The inscribed time capsule containing almost 6,000 tributes to the Battle of Britain's 'Many'
The tributes inside the capsule included many from people whose family members served, and, in some cases, died, in the RAF during the Battle of Britain. Others were written by serving and former RAF personnel paying tribute to their predecessors, while the majority were from members of the public who simply wanted to thank 'The Many' involved. One message read: "Thank you to all the men and women working behind the scenes, and whose role in the Battle of Britain has not always been recognised. And thank you to the crews of Coastal and Bomber Command, including my father, who were taking the fight to the enemy at the same time as the crews of Fighter Command were defending the skies of Britain." Former RAF jet pilot and ex-England rugby international, Rory Underwood, wrote: "I salute every single individual who contributed to securing victory – engineers, operations staff, medical personnel and postal workers, just to name a few. Their incredible courage, resilience and sacrifice is an example to us all, and I can't thank them enough."

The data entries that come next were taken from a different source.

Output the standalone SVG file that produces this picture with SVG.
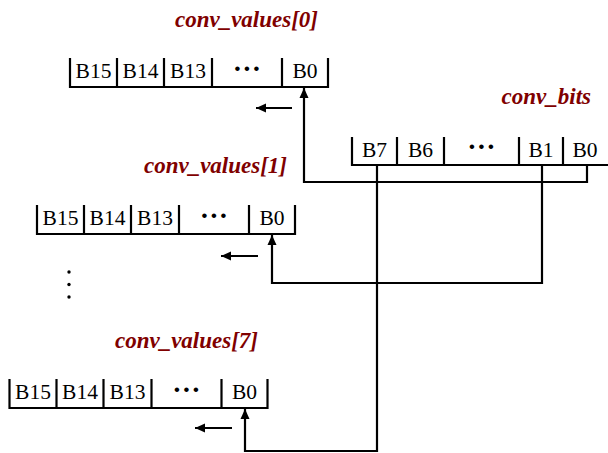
<svg xmlns="http://www.w3.org/2000/svg" width="608" height="453" viewBox="0 0 608 453">
  <defs>
    <marker id="head" viewBox="0 0 10 10" refX="10" refY="5" markerWidth="10" markerHeight="10" markerUnits="userSpaceOnUse" orient="auto">
      <path d="M0,0.5 L10,5 L0,9.5 Z" fill="#000"/>
    </marker>
    <style>
      .reg { fill: none; stroke: #000; stroke-width: 2.2; }
      .bit { font-family: "Liberation Serif", "Times New Roman", serif; font-size: 21.5px; fill: #000; text-anchor: middle; }
      .dots { font-family: "Liberation Serif", "Times New Roman", serif; font-size: 28px; font-weight: bold; fill: #000; text-anchor: middle; }
      .title { font-family: "Liberation Serif", "Times New Roman", serif; font-size: 23px; font-weight: bold; font-style: italic; fill: #800000; text-anchor: end; }
      .wire { fill: none; stroke: #000; stroke-width: 2.2; }
      .shift { fill: none; stroke: #000; stroke-width: 2.2; marker-end: url(#head); }
    </style>
    <!-- 16-bit register: cells B15 B14 B13 ... B0 -->
    <g id="reg16">
      <path class="reg" d="M0,-29 V0 H258 V-29 M47,-29 V0 M94,-29 V0 M142,-29 V0 M212,-29 V0"/>
      <text class="bit" x="23.5" y="-9">B15</text>
      <text class="bit" x="70.5" y="-9">B14</text>
      <text class="bit" x="118" y="-9">B13</text>
      <text class="dots" x="167.5 177 186.5" y="-9">···</text>
      <text class="bit" x="235" y="-9">B0</text>
    </g>
  </defs>

  <!-- conv_values[0] -->
  <g id="conv_values_0">
    <text class="title" x="318" y="27">conv_values[0]</text>
    <use href="#reg16" x="70" y="87"/>
  </g>

  <!-- conv_values[1] -->
  <g id="conv_values_1">
    <text class="title" x="287" y="173">conv_values[1]</text>
    <use href="#reg16" x="37" y="234"/>
  </g>

  <!-- vertical ellipsis between registers -->
  <g id="ellipsis" fill="#000">
    <circle cx="69" cy="272" r="1.7"/>
    <circle cx="69" cy="284.5" r="1.7"/>
    <circle cx="69" cy="297" r="1.7"/>
  </g>

  <!-- conv_values[7] -->
  <g id="conv_values_7">
    <text class="title" x="258" y="348">conv_values[7]</text>
    <use href="#reg16" x="9.5" y="408"/>
  </g>

  <!-- conv_bits: 8-bit source register -->
  <g id="conv_bits">
    <text class="title" x="591" y="104">conv_bits</text>
    <path class="reg" d="M352,137 V165 H608 M397,137 V165 M444,137 V165 M519,137 V165 M563,137 V165"/>
    <text class="bit" x="374.5" y="157">B7</text>
    <text class="bit" x="420.5" y="157">B6</text>
    <text class="dots" x="472 481.5 491" y="156">···</text>
    <text class="bit" x="541" y="157">B1</text>
    <text class="bit" x="585" y="157">B0</text>
  </g>

  <!-- bit routing and shift direction arrows -->
  <g id="connectors">
    <path class="shift" d="M587,165 V182 H304 V88"/>
    <path class="shift" d="M542,165 V283 H272 V235"/>
    <path class="shift" d="M377,165 V451 H245 V409"/>
    <path class="shift" d="M292,108 H256"/>
    <path class="shift" d="M258,256 H221"/>
    <path class="shift" d="M232,428 H195"/>
  </g>
</svg>
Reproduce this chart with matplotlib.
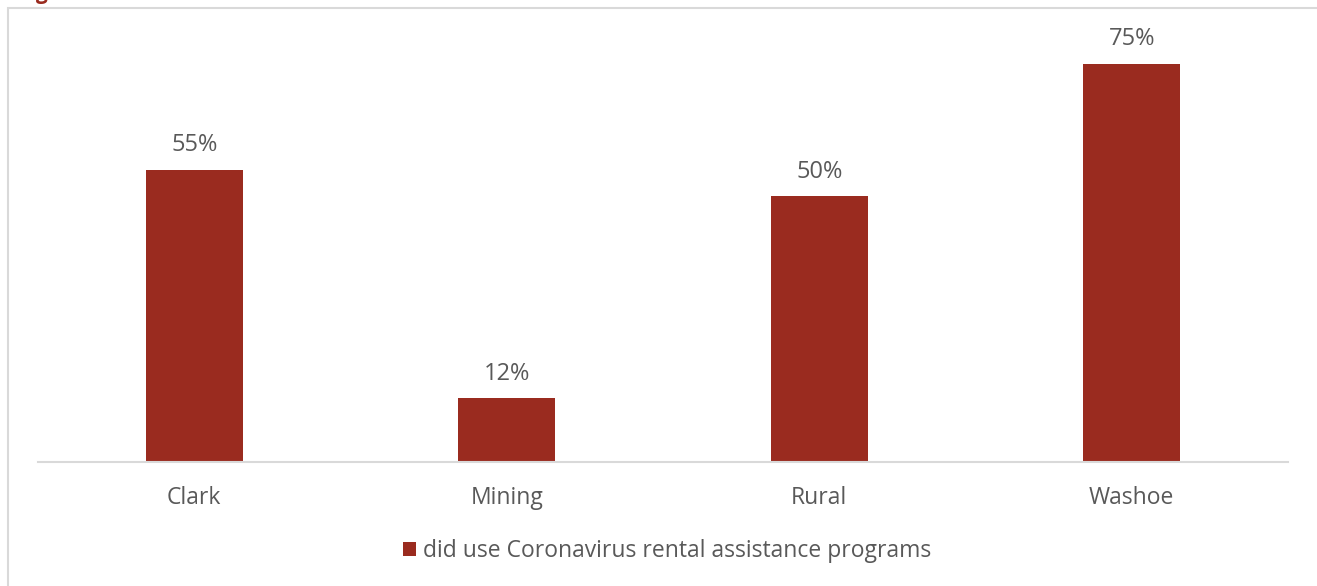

The capsule is lowered into the ground by Jodi Johnson of the RAF Association and James Tweddle of the National Memorial Arboretum (NMA). Credit Philip Nixon, NMA
Among those present at the time capsule's burial was RAF Association member Terry Whittaker, aged 83, who said: "I salute all those who were involved – 'The Few' who flew and 'The Many' who supported them in this endeavour. Their sacrifices were great, but their legacy of freedom was greater." Speaking after the ceremony, RAF Association president, Air Marshal Sir Baz North, said he hoped that preserving a record of the admiration felt for those vital wartime workers would contribute to future generations' understanding of the Battle of Britain's significance. He said: "We don't know when our time capsule will be dug up and opened, but we do know that whoever reads these tributes in the future will be bowled over by today's society's overwhelming gratitude to everyone who contributed to the Battle's hard-won victorious outcome."